Dear Mr. Smithee: Can you tell me when and why previews became trailers?

A preview means to see before, to show or view in advance. This is a perfectly good and descriptive word for the short looks at upcoming films.

A trailer is a non-automotive vehicle usually pulled behind something. This word makes no sense in describing the short "preview" of an upcoming film.

This makes me crazy!

BETTY WINN, Watkinsville, Ga.

Dear Make Some Lemonade: You know what makes me crazy?

How some theaters don't turn down the house lights during trailers. And how some moviegoers incessantly blab about their putrid troubles all during the trailers. And how I don't like to watch trailers anyway because I want to enter the opening of a film like a newborn to the world.

But there is method to Hollywood's unmistakable madness.
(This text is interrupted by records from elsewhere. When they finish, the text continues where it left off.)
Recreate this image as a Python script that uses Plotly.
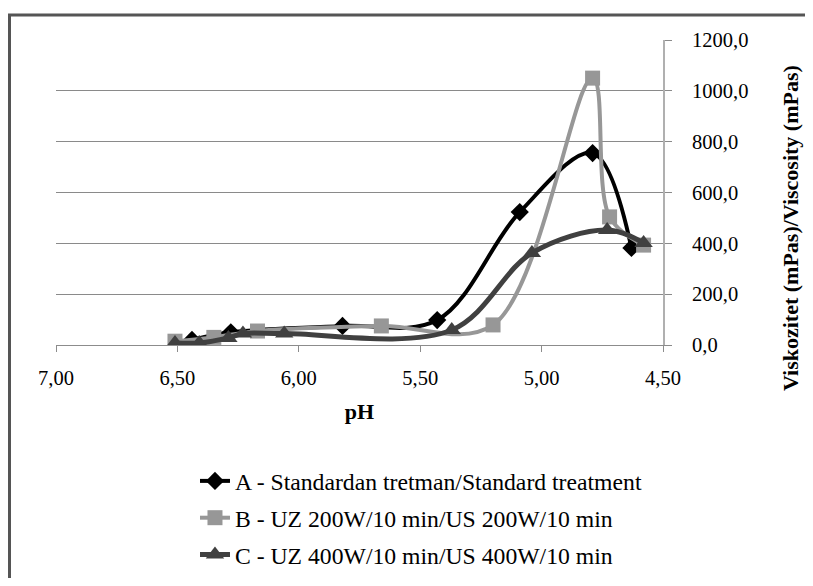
import plotly.graph_objects as go

# Data (pH, viscosity mPas)
ph_a = [6.44, 6.28, 5.82, 5.43, 5.09, 4.79, 4.63]
visc_a = [20, 50, 75, 98, 523, 755, 382]

ph_b = [6.51, 6.35, 6.17, 5.66, 5.20, 4.79, 4.72, 4.58]
visc_b = [15, 30, 55, 75, 79, 1050, 504, 393]

ph_c = [6.51, 6.41, 6.29, 6.23, 6.06, 5.37, 5.04, 4.73, 4.58]
visc_c = [8, 8, 28, 45, 45, 59, 362, 452, 401]

names = ["A - Standardan tretman/Standard treatment",
         "B - UZ 200W/10 min/US 200W/10 min",
         "C - UZ 400W/10 min/US 400W/10 min"]

x_ticks = [7.0, 6.5, 6.0, 5.5, 5.0, 4.5]
y_ticks = [0, 200, 400, 600, 800, 1000, 1200]

FONT = "Liberation Serif"

fig = go.Figure()
fig.add_trace(go.Scatter(x=ph_a, y=visc_a, name=names[0], mode="lines+markers",
                         line=dict(color="#000000", width=4, shape="spline", smoothing=1),
                         marker=dict(symbol="diamond", size=14, color="#000000"),
                         legendgroup="a"))
fig.add_trace(go.Scatter(x=ph_b, y=visc_b, name=names[1], mode="lines+markers",
                         line=dict(color="#979797", width=4, shape="spline", smoothing=1),
                         marker=dict(symbol="square", size=15, color="#979797"),
                         legendgroup="b"))
fig.add_trace(go.Scatter(x=ph_c, y=visc_c, name=names[2], mode="lines+markers",
                         line=dict(color="#404040", width=5, shape="spline", smoothing=1),
                         marker=dict(symbol="triangle-up", size=16, color="#404040"),
                         legendgroup="c"))

# The page body has an 8px default margin, so the figure is sized 16px smaller
fig.update_layout(
    width=797, height=570,
    margin=dict(l=48, r=142, t=32, b=233, autoexpand=False),
    paper_bgcolor="white", plot_bgcolor="white",
    separators=", ",
    font=dict(family=FONT, size=22, color="#000000"),
    showlegend=True,
    legend=dict(x=0.2346, y=0.2088, xref="container", yref="container",
                xanchor="left", yanchor="top",
                orientation="v", tracegroupgap=3,
                font=dict(family=FONT, size=23.7, color="#000000"),
                bgcolor="rgba(0,0,0,0)"),
    xaxis=dict(range=[7.0, 4.5], tickvals=x_ticks, tickformat=".2f",
               automargin=False,
               showgrid=False, zeroline=False,
               showline=True, linecolor="#8c8c8c", linewidth=1,
               ticks="outside", ticklen=6, tickcolor="#8c8c8c",
               ticklabelstandoff=8,
               tickfont=dict(family=FONT, size=20.5),
               title=dict(text="<b>pH</b>", font=dict(family=FONT, size=22), standoff=16)),
    yaxis=dict(range=[0, 1200], tickvals=y_ticks, tickformat=".1f", side="right",
               automargin=False,
               showgrid=True, gridcolor="#8a8a8a", gridwidth=1,
               zeroline=False, showline=True, linecolor="#b0b0b0", linewidth=2,
               ticks="outside", ticklen=7, tickcolor="#8a8a8a",
               ticklabelstandoff=16,
               tickfont=dict(family=FONT, size=20.5)),
    annotations=[dict(text="<b>Viskozitet (mPas)/Viscosity (mPas)</b>",
                      xref="paper", yref="paper",
                      x=(790 - 56) / 607, y=(345 - 228) / 305,
                      xanchor="center", yanchor="middle", textangle=-90,
                      showarrow=False, font=dict(family=FONT, size=22))],
    shapes=[dict(type="rect", xref="paper", yref="paper",
                 x0=(9.5 - 56) / 607, x1=1.5, y0=-1.2, y1=(345 - 15) / 305,
                 line=dict(color="#555555", width=3), fillcolor="rgba(0,0,0,0)",
                 layer="below")],
)

fig.write_html("out.html")
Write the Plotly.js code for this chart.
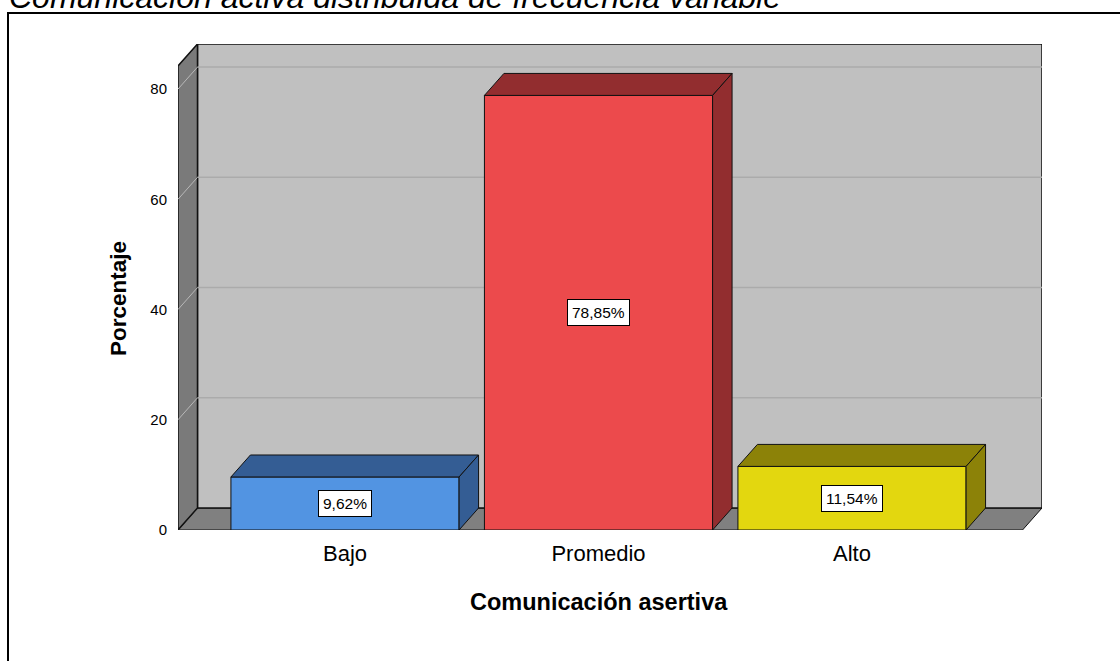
<!DOCTYPE html>
<html>
<head>
<meta charset="utf-8">
<script src="https://cdn.plot.ly/plotly-3.0.1.min.js"></script>
<style>html,body{margin:0;padding:0;background:#fff;}#chart{width:1120px;height:661px;}</style>
</head>
<body>
<div id="chart"></div>
<script>
// ---- data ----
const categories = ['Bajo', 'Promedio', 'Alto'];
const percentages = [9.62, 78.85, 11.54];
const labelTexts = ['9,62%', '78,85%', '11,54%'];
const yTicks = [0, 20, 40, 60, 80];
const frontColors = ['#5294E2', '#EC4A4C', '#E3D70F'];
const darkColors = ['#345D94', '#922D2F', '#8C8208'];

// ---- geometry (axis units) ----
const M = {l: 178, r: 78, t: 44, b: 131};
const W = 1120, H = 661;
const pw = W - M.l - M.r, ph = H - M.t - M.b;
const xRange = [-0.6588, 2.7495];
const yRange = [0, 88.18];
const DX = 0.0769;   // depth offset in x units
const DY = 3.99;     // depth offset in y units
const BW = 0.9;      // bar width

const xs = categories.map((c, i) => i);
const pxToPaperX = px => (px - M.l) / pw;
const pxToPaperY = py => 1 - (py - M.t) / ph;

const FONT = 'Liberation Sans, Arial, sans-serif';
const shapes = [];
// floor
const fx0 = xRange[0], fx1 = xRange[1] - DX;
shapes.push({type: 'path', layer: 'below', xref: 'x', yref: 'y',
  path: `M${fx0},0 L${fx1},0 L${xRange[1]},${DY} L${fx0 + DX},${DY} Z`,
  fillcolor: '#808080', line: {color: '#111', width: 1}});
// back wall
shapes.push({type: 'rect', layer: 'below', xref: 'x', yref: 'y',
  x0: fx0 + DX, x1: xRange[1], y0: DY, y1: yRange[1],
  fillcolor: '#C0C0C0', line: {color: '#111', width: 1.5}});
// left wall
shapes.push({type: 'path', layer: 'below', xref: 'x', yref: 'y',
  path: `M${fx0},0 L${fx0},${yRange[1] - DY} L${fx0 + DX},${yRange[1]} L${fx0 + DX},${DY} Z`,
  fillcolor: '#7A7A7A', line: {color: '#111', width: 1.5}});
// gridlines
yTicks.filter(v => v > 0).forEach(v => {
  shapes.push({type: 'line', layer: 'below', xref: 'x', yref: 'y',
    x0: fx0 + DX, x1: xRange[1], y0: v + DY, y1: v + DY,
    line: {color: '#ABABAB', width: 1.5}});
  shapes.push({type: 'line', layer: 'below', xref: 'x', yref: 'y',
    x0: fx0, x1: fx0 + DX, y0: v, y1: v + DY,
    line: {color: '#B8B8B8', width: 1}});
});
// outer frame
shapes.push({type: 'rect', xref: 'paper', yref: 'paper',
  x0: pxToPaperX(8), x1: pxToPaperX(1130), y0: pxToPaperY(13), y1: pxToPaperY(680),
  line: {color: '#000', width: 2}, fillcolor: 'rgba(0,0,0,0)'});

const traces = [];
traces.push({type: 'bar', x: xs, y: percentages, width: BW,
  marker: {color: frontColors, line: {color: '#111', width: 1}},
  hoverinfo: 'skip'});
percentages.forEach((v, i) => {
  const x0 = xs[i] - BW / 2, x1 = xs[i] + BW / 2;
  traces.push({type: 'scatter', mode: 'lines', fill: 'toself',
    x: [x0, x0 + DX, x1 + DX, x1, x0], y: [v, v + DY, v + DY, v, v],
    fillcolor: darkColors[i], line: {color: '#111', width: 1}, hoverinfo: 'skip'});
  traces.push({type: 'scatter', mode: 'lines', fill: 'toself',
    x: [x1, x1, x1 + DX, x1 + DX, x1], y: [0, v, v + DY, DY, 0],
    fillcolor: darkColors[i], line: {color: '#111', width: 1}, hoverinfo: 'skip'});
});

const annotations = percentages.map((v, i) => ({
  x: xs[i], y: v / 2, xref: 'x', yref: 'y', text: labelTexts[i], showarrow: false,
  font: {family: FONT, size: 15.5, color: '#000'}, bgcolor: '#fff',
  bordercolor: '#000', borderwidth: 1, borderpad: 4
}));
// chart caption (cut at the top edge as in the reference)
annotations.push({
  xref: 'paper', yref: 'paper', x: pxToPaperX(7), y: pxToPaperY(-3),
  xanchor: 'left', yanchor: 'middle', showarrow: false,
  text: '<i>Comunicación activa distribuida de frecuencia variable</i>',
  font: {family: FONT, size: 32, color: '#000'}
});
// axis titles
annotations.push({
  xref: 'x', yref: 'paper', x: xs[1], y: pxToPaperY(602),
  xanchor: 'center', yanchor: 'middle', showarrow: false,
  text: '<b>Comunicación asertiva</b>',
  font: {family: FONT, size: 23.5, color: '#000'}
});
annotations.push({
  xref: 'paper', yref: 'paper', x: pxToPaperX(118), y: pxToPaperY(299),
  xanchor: 'center', yanchor: 'middle', showarrow: false, textangle: -90,
  text: '<b>Porcentaje</b>',
  font: {family: FONT, size: 22.5, color: '#000'}
});

const layout = {
  width: W, height: H, margin: M, showlegend: false,
  paper_bgcolor: '#fff', plot_bgcolor: 'rgba(0,0,0,0)',
  xaxis: {range: xRange, tickvals: xs, ticktext: categories, showgrid: false, zeroline: false,
    showline: false, ticks: '', ticklabelstandoff: 8, fixedrange: true,
    tickfont: {family: FONT, size: 22, color: '#000'}},
  yaxis: {range: yRange, tickvals: yTicks, showgrid: false, zeroline: false, showline: false,
    ticks: '', ticklabelstandoff: 10, fixedrange: true,
    tickfont: {family: FONT, size: 15, color: '#000'}},
  shapes: shapes, annotations: annotations
};
Plotly.newPlot('chart', traces, layout, {displayModeBar: false, staticPlot: true});
</script>
</body>
</html>
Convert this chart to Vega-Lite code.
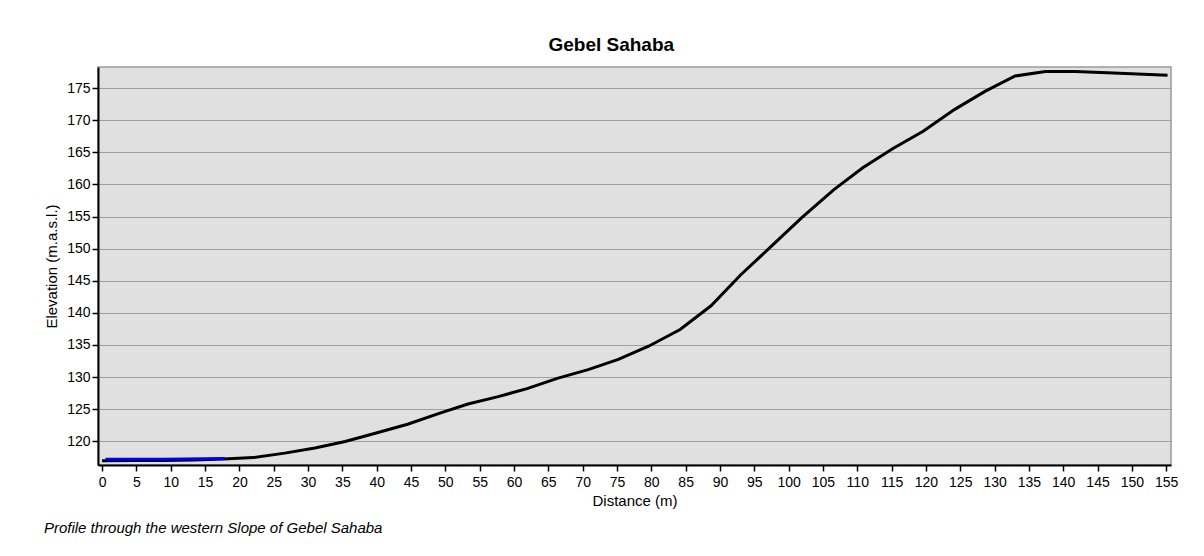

In days of yore, your precious preview was a postview. Scenes of upcoming films were screened after a full movie had played. That's where the tag "trailer" emerged. The first trailer apparently appeared in November 1913.

It didn't take Hollywood geniuses long to discover that audiences would get up and leave once the movie was done. No one was really watching the trailers.

So they invented the incessant "preview," which is a trailer that is no longer shown after a full movie but before it.

ALAN

P.S. You get a DVD of the trailer for "Burn After Reading" and a healthy can of Booty Sweat commemorating "Tropic Thunder."

Readers' big entrances Several astute readers took their valuable time to comment on my recent selections of the best screen entrances in history, especially Omar Sharif's in "Lawrence of Arabia."

Here are a few excerpts:

From Steven Killen of St. Paul: A great entrance that can't be overlooked is from "Star Wars" when Darth Vader first appears amid the smoke of blaster fire when the Imperial cruiser takes the rebel ship. The long, flowing cape, the black helmet and armor, the sound of his iron lung and, of course, the voice of James Earl Jones make it memorable.

From Marvin Potter of Delray Beach, Fla.: How do you rate Orson Welles in "The Third Man"? If not the best it has to be among the best.

From Alice Wernimont Bodnar of St. Paul: Certainly Omar Sharif's ranks up there, but how to explain no mention of Katharine Hepburn's voice-from-the-heavens elevator entrance in "Suddenly Last Summer"?

My humble response: Those are all great, too. And I thought of each of them. But I didn't include them in my list then and won't do so now. I like mine better.

Send e-mail to alansmithee@ajc.com. Include your name, city and daytime phone number.

Ask the invisible man Dear Mr. Smithee: I heard a story on NPR about the development of some new invisibility technology, and it put me in mind of an old movie I saw once. I can't remember the title or the plot, but I do remember a woman in an invisible bikini.

My father insists that this see-through swimwear is featured in an episode of Scooby-Doo, and my brother says I'm totally making it up.

What say you, Oh Powerful and All-Knowing Cineaste?

EMILY-ROSE GUILLEBEAU, ATHENS, GA.

Dear All Seeing: I have written about this movie before. But I so appreciate giving respectful individuals the opportunity to properly put their family members into place that I will gladly repeat myself.

I am recalling when one Mr. Smithee, being at the time an alert wee lad, was ecstatic at the prospect of seeing the 1966 film "The Ghost in the Invisible Bikini."

Imagine my dismay at discovering that not only was the bikini a peek-a-boo see-through, but so was the flesh of the ghostly lass that would otherwise be peeked at.

Darn that Hollywood.

ALAN

P.S. You get a "Bee Movie" bag and a can of Booty Sweat from "Tropic Thunder."